We are only allowed to sell wines offered to us by the wholesalers. We cannot buy directly from wineries or importers. Different States have different rules. If I bought from an estate sale, I’d have to pay to the State their excise tax before I could resell it. One of the Wholesalers would turn us in if they saw us selling wine they knew didn’t come from them. A wholesaler might be the national rep for a winery but opt to never sell in certain States or regions. There are CA wines, I can’t buy thus sell. I offered to do a 10 case buy of a certain wine and was basically told to pound sand.
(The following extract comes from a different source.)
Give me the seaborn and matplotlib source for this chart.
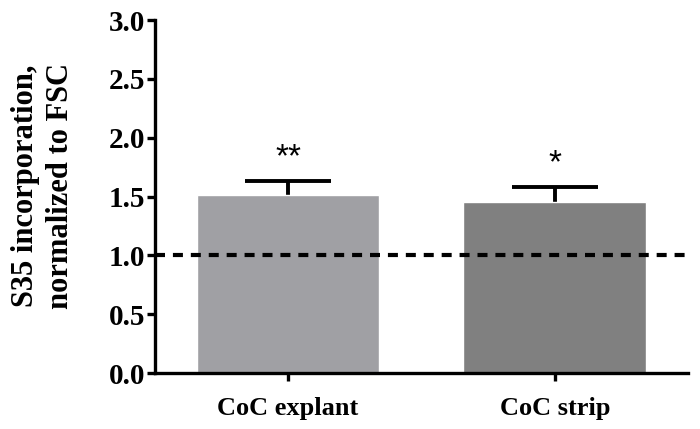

That large national distributor felt they could sell everything in the big States and felt no need to offer to us, even though it was sitting in their warehouse serving a three State area.

I think there is way too much of an emphasis here on which vintage is being poured vs. what is not.

The average consumer isn’t walking around with a vintage chart in their pocket, nor are they going to be disappointed if they are introduced to a wine that drinks beyond the quality of the vintage.

No doubt.

The reason I brought it up was one post upthread implied that buyers choose for btg options off-vintages b/c they are priced better prices.

While in some cases no doubt prices no doubt are more attractive for off-vintages, I simply wanted to point out that sometimes buyers at “regular” restaurants don’t have the option to buyer better vintages - aside from narrow windows when it is available - so they are left to buy amongst what is available.